İlk denememi Sevil’in Baby Shower’ına yeni biberon kurabiye kalıplarımı kullandığım kurabiyelerle yaptım. Derin’in kurabiyeleri. Yanlız o gün nedense bir fotoğraf çekmek aklıma gelmedi:( İkinci denemem ise artık üretime geçtiğimi hissettirdi bana. Kardeşimin nişan töreni için yaptığım kurabiyelerde ”o tutmuş, bu pişirmiş, bu da süslemiş” mantığıyla bir iş bölümü yapmak durumunda kaldım. Çok sayıda üretim, hele de zaman kısıtlı olunca zormuş. Neyse, sevgili kardeşim kendi nişan kurabiyelerine katkıda bulunmak zorunda kalsa da, paketlemeyi üstelenen annemin de desteği ile başarı ile tamamladık zorlu görevi.

Aldığım yorumlar görüntünün yanı sıra tadının da güzel olduğu yönündeydi. Her ikisinde de aynı tarifi kullandım. Bol baharatlı olduğu için çok güzel kokuyorlardı. Ancak hamurunu toparlaması biraz zor. O nedenle çok aceleye gelmiyor, özellikle benim gibi sabırsızlara lafım; hamura dinlenmesi için vakit verecek kadar sabıra ihtiyacınız var.

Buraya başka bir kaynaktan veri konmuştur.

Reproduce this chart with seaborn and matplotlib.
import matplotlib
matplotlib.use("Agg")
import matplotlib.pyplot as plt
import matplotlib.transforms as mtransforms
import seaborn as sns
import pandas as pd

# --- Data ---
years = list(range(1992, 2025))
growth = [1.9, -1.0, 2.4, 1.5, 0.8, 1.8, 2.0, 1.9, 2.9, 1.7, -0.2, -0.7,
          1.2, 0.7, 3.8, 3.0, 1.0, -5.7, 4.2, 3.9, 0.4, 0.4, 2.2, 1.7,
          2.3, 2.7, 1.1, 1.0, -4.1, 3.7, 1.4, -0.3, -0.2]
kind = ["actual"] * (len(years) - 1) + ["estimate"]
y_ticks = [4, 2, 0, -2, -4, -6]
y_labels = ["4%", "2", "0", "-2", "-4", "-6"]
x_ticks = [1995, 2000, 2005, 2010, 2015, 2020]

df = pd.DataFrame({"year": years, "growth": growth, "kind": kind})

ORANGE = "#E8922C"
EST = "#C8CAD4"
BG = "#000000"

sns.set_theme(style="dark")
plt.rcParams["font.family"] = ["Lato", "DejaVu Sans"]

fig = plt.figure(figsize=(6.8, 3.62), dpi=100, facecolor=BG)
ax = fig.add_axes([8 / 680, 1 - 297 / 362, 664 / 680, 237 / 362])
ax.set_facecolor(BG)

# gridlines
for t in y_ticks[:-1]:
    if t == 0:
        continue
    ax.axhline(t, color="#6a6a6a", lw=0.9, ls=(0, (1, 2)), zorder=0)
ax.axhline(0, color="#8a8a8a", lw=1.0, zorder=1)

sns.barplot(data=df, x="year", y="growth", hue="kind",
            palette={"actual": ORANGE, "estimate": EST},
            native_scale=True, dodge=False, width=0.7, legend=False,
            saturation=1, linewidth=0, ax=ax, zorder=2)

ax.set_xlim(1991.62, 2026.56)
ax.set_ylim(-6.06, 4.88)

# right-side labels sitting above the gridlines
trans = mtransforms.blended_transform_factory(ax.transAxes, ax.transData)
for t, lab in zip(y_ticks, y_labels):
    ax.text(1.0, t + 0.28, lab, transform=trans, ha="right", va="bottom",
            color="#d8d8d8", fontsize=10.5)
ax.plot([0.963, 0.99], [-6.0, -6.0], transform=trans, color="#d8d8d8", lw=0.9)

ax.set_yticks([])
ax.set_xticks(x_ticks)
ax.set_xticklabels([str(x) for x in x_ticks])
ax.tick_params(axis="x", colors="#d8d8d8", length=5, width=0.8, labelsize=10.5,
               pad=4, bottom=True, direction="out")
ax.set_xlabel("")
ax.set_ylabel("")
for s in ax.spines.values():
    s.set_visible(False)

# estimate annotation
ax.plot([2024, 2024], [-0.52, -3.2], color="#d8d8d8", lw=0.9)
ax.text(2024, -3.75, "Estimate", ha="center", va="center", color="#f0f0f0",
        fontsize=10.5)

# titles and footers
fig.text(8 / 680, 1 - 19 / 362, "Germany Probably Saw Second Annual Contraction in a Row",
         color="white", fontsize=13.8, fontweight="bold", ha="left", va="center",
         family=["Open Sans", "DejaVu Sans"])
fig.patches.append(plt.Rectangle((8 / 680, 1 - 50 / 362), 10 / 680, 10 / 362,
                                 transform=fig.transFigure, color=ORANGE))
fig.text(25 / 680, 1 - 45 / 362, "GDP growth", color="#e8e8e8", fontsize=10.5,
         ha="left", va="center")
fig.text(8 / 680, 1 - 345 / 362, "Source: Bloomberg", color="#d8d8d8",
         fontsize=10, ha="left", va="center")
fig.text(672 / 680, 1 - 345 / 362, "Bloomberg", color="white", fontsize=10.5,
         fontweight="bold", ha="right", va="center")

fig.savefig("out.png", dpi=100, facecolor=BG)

İşte kurabiye tarifim: (25-30 adet) 

1 yumurta
150 gr. oda sıcalığında tereyağ
1,5 su bardağı un 
1 çay bardağı mısır nişastası
1 su bardağı pudra şekeri
1 çay kaşığı karbonat
1 çay kaşığı tarçın
1 çay kaşığı toz zencefil
1 limon kabuğu rendesi (ben 2 tane koyuyorum)

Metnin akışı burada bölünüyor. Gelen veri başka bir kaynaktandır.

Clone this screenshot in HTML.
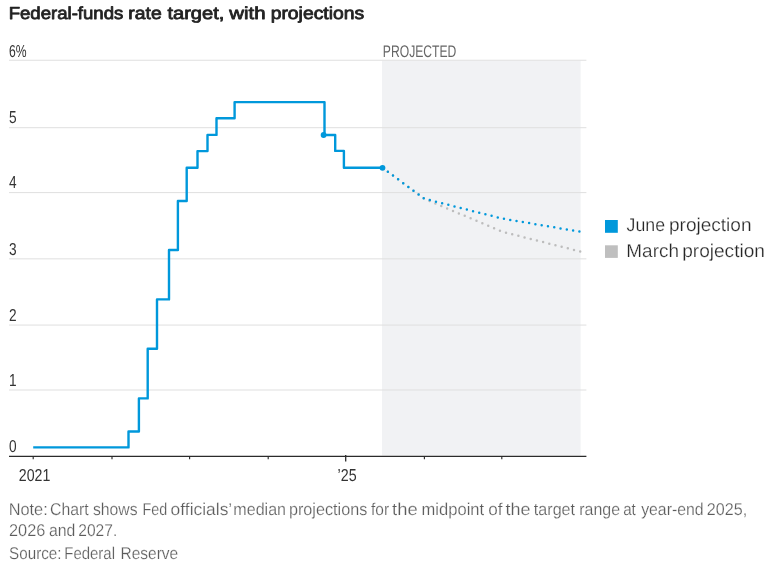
<!DOCTYPE html>
<html lang="en">
<head>
<meta charset="utf-8">
<title>Federal-funds rate target, with projections</title>
<style>
  html, body { margin: 0; padding: 0; background: #fff; }
  body { width: 772px; height: 570px; overflow: hidden; }
  svg { display: block; font-family: "Liberation Sans", sans-serif; text-rendering: geometricPrecision; }
  .title { font-weight: 400; font-size: 17.4px; fill: #222; stroke: #222; stroke-width: 0.8px; stroke-linejoin: round; }
  .ylab, .xlab { font-size: 17.3px; fill: #333; }
  .proj { font-size: 16.9px; fill: #666; }
  .leg { font-size: 18.5px; fill: #262626; stroke: #fff; stroke-width: 0.25px; paint-order: fill stroke; }
  .note { font-size: 17.1px; fill: #5c5c5c; stroke: #fff; stroke-width: 0.22px; paint-order: fill stroke; }
  .grid line { stroke: #dfdfdf; stroke-width: 1; }
  .axis line { stroke: #2b2b2b; stroke-width: 1.15; }
</style>
</head>
<body>
<svg width="772" height="570" viewBox="0 0 772 570">
  <rect x="0" y="0" width="772" height="570" fill="#ffffff"/>

  <text class="title" y="18.6"><tspan x="8.67" textLength="114.70" lengthAdjust="spacingAndGlyphs">Federal-funds</tspan> <tspan x="128.31" textLength="33.35" lengthAdjust="spacingAndGlyphs">rate</tspan> <tspan x="167.40" textLength="57.01" lengthAdjust="spacingAndGlyphs">target,</tspan> <tspan x="229.33" textLength="36.30" lengthAdjust="spacingAndGlyphs">with</tspan> <tspan x="270.65" textLength="93.55" lengthAdjust="spacingAndGlyphs">projections</tspan></text>

  <!-- projected shading -->
  <rect x="382" y="60.5" width="198.6" height="395" fill="#f1f2f4"/>

  <!-- gridlines -->
  <g class="grid">
    <line x1="9" x2="586.4" y1="60.25" y2="60.25"/>
    <line x1="9" x2="586.4" y1="127.7" y2="127.7"/>
    <line x1="9" x2="586.4" y1="192.6" y2="192.6"/>
    <line x1="9" x2="586.4" y1="258.85" y2="258.85"/>
    <line x1="9" x2="586.4" y1="325.05" y2="325.05"/>
    <line x1="9" x2="586.4" y1="390" y2="390"/>
  </g>

  <!-- y labels -->
  <g class="ylab">
    <text x="9" y="56.8" textLength="17.6" lengthAdjust="spacingAndGlyphs">6%</text>
    <text x="9" y="123" textLength="7.6" lengthAdjust="spacingAndGlyphs">5</text>
    <text x="9" y="188" textLength="7.6" lengthAdjust="spacingAndGlyphs">4</text>
    <text x="9" y="254.7" textLength="7.6" lengthAdjust="spacingAndGlyphs">3</text>
    <text x="9" y="321" textLength="7.6" lengthAdjust="spacingAndGlyphs">2</text>
    <text x="9" y="386" textLength="7.6" lengthAdjust="spacingAndGlyphs">1</text>
    <text x="9" y="451.8" textLength="7.6" lengthAdjust="spacingAndGlyphs">0</text>
  </g>

  <text class="proj" x="382.8" y="56.8" textLength="73.6" lengthAdjust="spacingAndGlyphs">PROJECTED</text>

  <!-- axis -->
  <g class="axis">
    <line x1="9" x2="586.4" y1="456.3" y2="456.3"/>
    <line x1="33.2" x2="33.2" y1="456" y2="459.3"/>
    <line x1="112" x2="112" y1="456" y2="459.3"/>
    <line x1="189.6" x2="189.6" y1="456" y2="459.3"/>
    <line x1="268.2" x2="268.2" y1="456" y2="459.3"/>
    <line x1="345.7" x2="345.7" y1="455" y2="461.6" style="stroke-width:1.3"/>
    <line x1="424.4" x2="424.4" y1="456" y2="459.3"/>
    <line x1="501.8" x2="501.8" y1="456" y2="459.3"/>
  </g>
  <g class="xlab">
    <text x="18.8" y="480.9" textLength="31.5" lengthAdjust="spacingAndGlyphs">2021</text>
    <text x="337.6" y="480.9" textLength="19" lengthAdjust="spacingAndGlyphs">’25</text>
  </g>

  <!-- March projection (grey dotted) -->
  <path d="M382.5,167.8 L424.2,198.7 L502.4,231.8 L580.6,251.6" fill="none" stroke="#bdbdbd" stroke-width="2.5" stroke-linecap="round" stroke-dasharray="0 6.375" stroke-dashoffset="-0.3"/>
  <!-- June projection (blue dotted) -->
  <path d="M382.5,167.8 L424.2,198.7 L502.4,218.6 L580.6,231.8" fill="none" stroke="#0098db" stroke-width="2.5" stroke-linecap="round" stroke-dasharray="0 6.375" stroke-dashoffset="-0.3"/>

  <!-- actual rate step line -->
  <path d="M33.2,447.4 H128.5 V431.5 H138.9 V398.4 H147.7 V348.8 H157 V299.4 H169 V250 H177.9 V201 H186.7 V167.7 H197.5 V151.1 H207.5 V134.9 H216.5 V118.2 H234.6 V102.1 H324.5 V135 H335.2 V150.9 H343.9 V167.7 H382.5" fill="none" stroke="#0098db" stroke-width="2.4" stroke-linejoin="round"/>
  <circle cx="323.6" cy="135" r="2.9" fill="#0098db"/>
  <circle cx="382.5" cy="167.8" r="2.9" fill="#0098db"/>

  <!-- legend -->
  <rect x="605" y="220" width="12.8" height="12.8" fill="#0098db"/>
  <rect x="605" y="245.3" width="12.8" height="12.6" fill="#bfbfbf"/>
  <text class="leg" y="231.0"><tspan x="626.62" textLength="38.47" lengthAdjust="spacingAndGlyphs">June</tspan> <tspan x="668.97" textLength="82.56" lengthAdjust="spacingAndGlyphs">projection</tspan></text>
  <text class="leg" y="256.7"><tspan x="626.35" textLength="52.58" lengthAdjust="spacingAndGlyphs">March</tspan> <tspan x="682.17" textLength="82.77" lengthAdjust="spacingAndGlyphs">projection</tspan></text>

  <!-- notes -->
  <text class="note" y="515"><tspan x="8.66" textLength="39.03" lengthAdjust="spacingAndGlyphs">Note:</tspan> <tspan x="50.00" textLength="38.62" lengthAdjust="spacingAndGlyphs">Chart</tspan> <tspan x="92.96" textLength="44.61" lengthAdjust="spacingAndGlyphs">shows</tspan> <tspan x="142.42" textLength="24.70" lengthAdjust="spacingAndGlyphs">Fed</tspan> <tspan x="170.58" textLength="60.99" lengthAdjust="spacingAndGlyphs">officials’</tspan> <tspan x="233.33" textLength="52.71" lengthAdjust="spacingAndGlyphs">median</tspan> <tspan x="288.96" textLength="78.33" lengthAdjust="spacingAndGlyphs">projections</tspan> <tspan x="370.98" textLength="18.08" lengthAdjust="spacingAndGlyphs">for</tspan> <tspan x="392.12" textLength="25.60" lengthAdjust="spacingAndGlyphs">the</tspan> <tspan x="421.60" textLength="62.52" lengthAdjust="spacingAndGlyphs">midpoint</tspan> <tspan x="488.18" textLength="14.29" lengthAdjust="spacingAndGlyphs">of</tspan> <tspan x="505.53" textLength="24.97" lengthAdjust="spacingAndGlyphs">the</tspan> <tspan x="533.86" textLength="41.16" lengthAdjust="spacingAndGlyphs">target</tspan> <tspan x="579.24" textLength="40.77" lengthAdjust="spacingAndGlyphs">range</tspan> <tspan x="623.16" textLength="12.66" lengthAdjust="spacingAndGlyphs">at</tspan> <tspan x="641.16" textLength="62.36" lengthAdjust="spacingAndGlyphs">year-end</tspan> <tspan x="706.79" textLength="40.36" lengthAdjust="spacingAndGlyphs">2025,</tspan></text>
  <text class="note" y="536"><tspan x="8.98" textLength="36.34" lengthAdjust="spacingAndGlyphs">2026</tspan> <tspan x="49.03" textLength="26.39" lengthAdjust="spacingAndGlyphs">and</tspan> <tspan x="78.22" textLength="39.01" lengthAdjust="spacingAndGlyphs">2027.</tspan></text>
  <text class="note" y="559"><tspan x="9.11" textLength="52.38" lengthAdjust="spacingAndGlyphs">Source:</tspan> <tspan x="64.27" textLength="50.73" lengthAdjust="spacingAndGlyphs">Federal</tspan> <tspan x="120.53" textLength="57.66" lengthAdjust="spacingAndGlyphs">Reserve</tspan></text>
</svg>
</body>
</html>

Tüm malzemeleri karıştırıp cıvık bir hamur yapıyorsunuz. Buzdolabında 30-40 dak. dinlendiriyorsunuz. Sonra yine bir miktar un desteği ve merdane ile ½ cm. lik hamur açıp, kalıplarla kesiyorsunuz. Yağlı kağıt serili tepside 170C’de 13-15 dak. pişiriyorsunuz.

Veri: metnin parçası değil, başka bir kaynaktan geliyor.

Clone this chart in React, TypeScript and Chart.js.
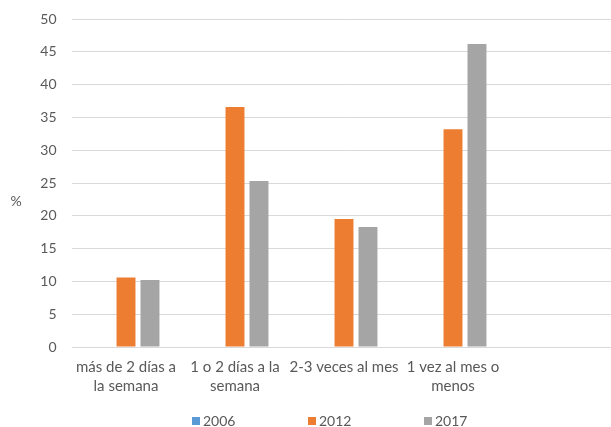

 Ölçüler bardakla ama benim bardaklarım çok küçük değil. Ölçü biraz şaşsa bile çok yanılma şansınız yok, hamuru sert yapmayın yeter, sonra yumuşatmanız zor olur. Dolaptan çıkardığınızda halen çok cıvık ve toparlanmıyorsa un ve bir miktar nişasta ile toplanmasına yardımcı olabilirsiniz. Üzerine kestiğim şeker hamurlarını bal yardımı ile yapıştırıyorum. Sert olmayan, ağızda dağılan, güzel kokulu bir kurabiye oluyor. Bir de şeker hamurunu olabildiğince ince açıyorum ki kurabiyenin tadını çok bastırmasın.